Una justicia más amplia de lo que suele entenderse al emplear esta palabra
Levante-Emv
Como expresa el título, deseo escribir sobre una justicia más amplia de lo que suele entenderse al emplear esta palabra. Con la definición de Ulpiano, en el lenguaje común, justicia es dar a cada uno lo suyo dare cuique suum.
Sin embargo, como ha escrito Benedicto XVI en su mensaje para la presente Cuaresma, esta clásica enunciación no aclara en que consista eso «suyo», que es necesario asegurar a cada uno. Ciertamente, se podría afirmar que son nuestros todos los contenidos en la Declaración Universal de los Derechos del Hombre, sencillamente porque somos humanos.

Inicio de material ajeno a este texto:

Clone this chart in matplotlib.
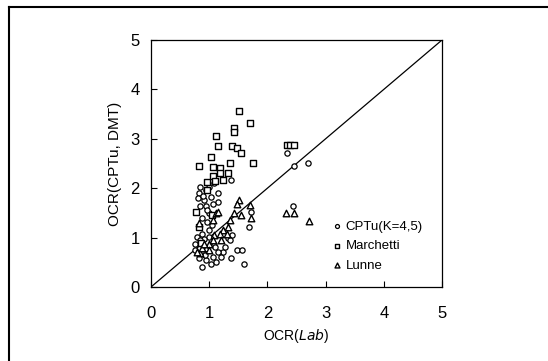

También es verdad que cada persona debe recibir lo que legalmente le corresponda.
Pero, ¿se puede garantizar todo por ley? Evidentemente, no. Ni siquiera los Derechos Humanos están asegurados a todos, incluso en las sociedades democráticas, donde algunos muy elementales la vida, por ejemplo no son de posesión universal, bien porque una ley lo impide en el caso citado, el aborto legal, bien porque una determinada situación lo hace imposible. En este escenario se encuentra, con desgraciada actualidad, el derecho al trabajo.
Sin embargo, el Papa va más lejos al afirmar que lo más necesario para el hombre no se le puede garantizar por ley; gozar de una existencia plena requiere algo más íntimo: el hombre vive del amor que sólo Dios, que lo ha creado a su imagen y semejanza, puede comunicarle. El derecho del hombre a Dios es más necesario que el derecho al pan, con ser éste imprescindible y una obligación el proporcionarlo a todos.
Cita Benedicto XVI unas palabras de Agustín de Hipona, en La Ciudad de Dios: si «la justicia es la virtud que distribuye a cada uno lo suyo... no es justicia humana la que aparta al hombre del verdadero Dios». No existe ley alguna que sea dadora de Dios, pero sí hay legislaciones y costumbres que dificultan su conocimiento, su trato y su goce.
Con este entendimiento de la justicia, el mensaje alude a algo actual: la tentación permanente de identificar el origen de los males con causas exteriores a uno mismo. Muchas ideologías reinantes identifican la injusticia con algo venido de fuera. Por tanto, vendrá también de fuera la práctica de la justicia.
Quizá sirvan, incluso para los no creyentes, estas palabras de Cristo: «Del interior del corazón de los hombres proceden los malos pensamientos, las fornicaciones, los robos, los adulterios, los deseos avariciosos, las maldades, el fraude, la deshonestidad, la envidia, la blasfemia, la soberbia y la insensatez». Esperarlo todo de fuera es miope, ingenuo y de una comodidad estéril.
Hablando de san José, a quien el Evangelio llama justo, decía el fundador del Opus Dei: «No está la justicia en la mera sumisión a una regla: la verdadera rectitud debe nacer de dentro, debe ser honda, vital, porque el justo vive de la fe». Necesitamos las leyes, pero quedan lejos de aportarlo todo y, con fe o sin ella, también dependen del corazón del legislador.
Paradójicamente, la justicia de Cristo es la Cruz: entregándose hasta la muerte, posibilita que cada uno reciba «lo suyo», la nueva vida de los hijos de Dios, frente a la que puede rebelarse el hombre, al poner de manifiesto su falta de autonomía, su necesidad de Otro. Y se precisa humildad para recibir el don.